**Task objective**
Without the pictures, repeat the listing character for character.

**Data provided**
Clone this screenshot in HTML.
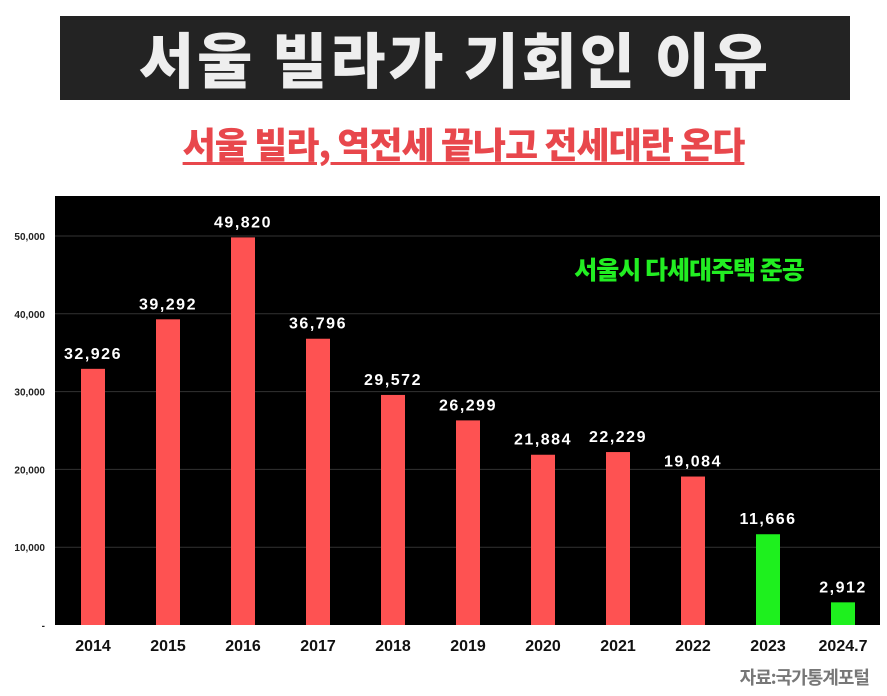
<!DOCTYPE html>
<html><head><meta charset="utf-8"><style>
body{margin:0;width:887px;height:696px;background:#fff;overflow:hidden;position:relative;font-family:"Liberation Sans","Noto Sans CJK KR",sans-serif}
#title{position:absolute;left:60px;top:16px;width:790px;height:84px;background:#232323;color:#eee;font:900 60px "Noto Sans CJK KR",sans-serif;text-align:center;line-height:84px;letter-spacing:3px}
#sub{position:absolute;left:20px;width:887px;top:117px;text-align:center;color:#e8474c;font:900 36px "Noto Sans CJK KR",sans-serif;letter-spacing:-1px}
#sub span{text-decoration:underline;text-decoration-thickness:3px;text-underline-offset:4px}
#src{position:absolute;right:18px;top:664px;color:#777;font:700 18px "Noto Sans CJK KR",sans-serif;letter-spacing:-1px}
</style></head><body>
<div id="title">서울 빌라가 기회인 이유</div>
<div id="sub"><span>서울 빌라, 역전세 끝나고 전세대란 온다</span></div>
<svg id="chart" width="887" height="696" style="position:absolute;left:0;top:0"></svg>
<div id="src">자료:국가통계포털</div>
<script>
const categories=["2014","2015","2016","2017","2018","2019","2020","2021","2022","2023","2024.7"];
const values=[32926,39292,49820,36796,29572,26299,21884,22229,19084,11666,2912];
const valueLabels=["32,926","39,292","49,820","36,796","29,572","26,299","21,884","22,229","19,084","11,666","2,912"];
const highlight=[false,false,false,false,false,false,false,false,false,true,true];
const yTicks=[0,10000,20000,30000,40000,50000];
const yTickLabels=["-","10,000","20,000","30,000","40,000","50,000"];
const NS="http://www.w3.org/2000/svg";
const svg=document.getElementById('chart');
const x0=55,x1=880,yTop=196,yBase=625;
const y=v=>yBase-v*(389/50000);
const xc=i=>93+i*75;
function mk(t,a,txt){const e=document.createElementNS(NS,t);for(const k in a)e.setAttribute(k,a[k]);if(txt!=null)e.textContent=txt;svg.appendChild(e);return e;}
let bg=mk('rect',{x:x0,y:yTop,width:x1-x0,height:yBase-yTop,fill:'#000'});


yTicks.forEach((t,i)=>{
  if(t>0){let g=mk('line',{x1:x0,x2:x1,y1:y(t),y2:y(t),stroke:'#333','stroke-width':1});
  
  }
  let l=mk('text',{x:45,y:y(t)+4,'text-anchor':'end','font-size':10,'font-weight':'bold',fill:'#222'},yTickLabels[i]);
  
  
});
categories.forEach((c,i)=>{
  const col=highlight[i]?'#1ef01e':'#fe5252';
  let b=mk('rect',{x:xc(i)-12,y:y(values[i]),width:24,height:yBase-y(values[i]),fill:col});
  
  
  let v=mk('text',{x:xc(i),y:y(values[i])-10,'text-anchor':'middle','font-size':16,'font-weight':'bold',fill:'#fff','letter-spacing':'1.5'},valueLabels[i]);
  
  
  let xl=mk('text',{x:xc(i),y:651,'text-anchor':'middle','font-size':16,'font-weight':'bold',fill:'#111'},c);
  
  
});
let lg=mk('text',{x:689,y:279,'text-anchor':'middle','font-size':25,'font-weight':'900',fill:'#22ee22','font-family':'Noto Sans CJK KR, sans-serif','letter-spacing':'-1'},'서울시 다세대주택 준공');


</script>
</body></html>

**Task output**
Clone this screenshot in HTML.
<!DOCTYPE html>
<html><head><meta charset="utf-8"><style>
body{margin:0;width:887px;height:696px;background:#fff;overflow:hidden;position:relative;font-family:"Liberation Sans","Noto Sans CJK KR",sans-serif}
#title{position:absolute;left:60px;top:16px;width:790px;height:84px;background:#232323;color:#eee;font:900 60px "Noto Sans CJK KR",sans-serif;text-align:center;line-height:84px;letter-spacing:3px}
#sub{position:absolute;left:20px;width:887px;top:117px;text-align:center;color:#e8474c;font:900 36px "Noto Sans CJK KR",sans-serif;letter-spacing:-1px}
#sub span{text-decoration:underline;text-decoration-thickness:3px;text-underline-offset:4px}
#src{position:absolute;right:18px;top:664px;color:#777;font:700 18px "Noto Sans CJK KR",sans-serif;letter-spacing:-1px}
</style></head><body>
<div id="title">서울 빌라가 기회인 이유</div>
<div id="sub"><span>서울 빌라, 역전세 끝나고 전세대란 온다</span></div>
<svg id="chart" width="887" height="696" style="position:absolute;left:0;top:0"></svg>
<div id="src">자료:국가통계포털</div>
<script>
const categories=["2014","2015","2016","2017","2018","2019","2020","2021","2022","2023","2024.7"];
const values=[32926,39292,49820,36796,29572,26299,21884,22229,19084,11666,2912];
const valueLabels=["32,926","39,292","49,820","36,796","29,572","26,299","21,884","22,229","19,084","11,666","2,912"];
const highlight=[false,false,false,false,false,false,false,false,false,true,true];
const yTicks=[0,10000,20000,30000,40000,50000];
const yTickLabels=["-","10,000","20,000","30,000","40,000","50,000"];
const NS="http://www.w3.org/2000/svg";
const svg=document.getElementById('chart');
const x0=55,x1=880,yTop=196,yBase=625;
const y=v=>yBase-v*(389/50000);
const xc=i=>93+i*75;
function mk(t,a,txt){const e=document.createElementNS(NS,t);for(const k in a)e.setAttribute(k,a[k]);if(txt!=null)e.textContent=txt;svg.appendChild(e);return e;}
let bg=mk('rect',{x:x0,y:yTop,width:x1-x0,height:yBase-yTop,fill:'#000'});


yTicks.forEach((t,i)=>{
  if(t>0){let g=mk('line',{x1:x0,x2:x1,y1:y(t),y2:y(t),stroke:'#333','stroke-width':1});
  
  }
  let l=mk('text',{x:45,y:y(t)+4,'text-anchor':'end','font-size':10,'font-weight':'bold',fill:'#222'},yTickLabels[i]);
  
  
});
categories.forEach((c,i)=>{
  const col=highlight[i]?'#1ef01e':'#fe5252';
  let b=mk('rect',{x:xc(i)-12,y:y(values[i]),width:24,height:yBase-y(values[i]),fill:col});
  
  
  let v=mk('text',{x:xc(i),y:y(values[i])-10,'text-anchor':'middle','font-size':16,'font-weight':'bold',fill:'#fff','letter-spacing':'1.5'},valueLabels[i]);
  
  
  let xl=mk('text',{x:xc(i),y:651,'text-anchor':'middle','font-size':16,'font-weight':'bold',fill:'#111'},c);
  
  
});
let lg=mk('text',{x:689,y:279,'text-anchor':'middle','font-size':25,'font-weight':'900',fill:'#22ee22','font-family':'Noto Sans CJK KR, sans-serif','letter-spacing':'-1'},'서울시 다세대주택 준공');


</script>
</body></html>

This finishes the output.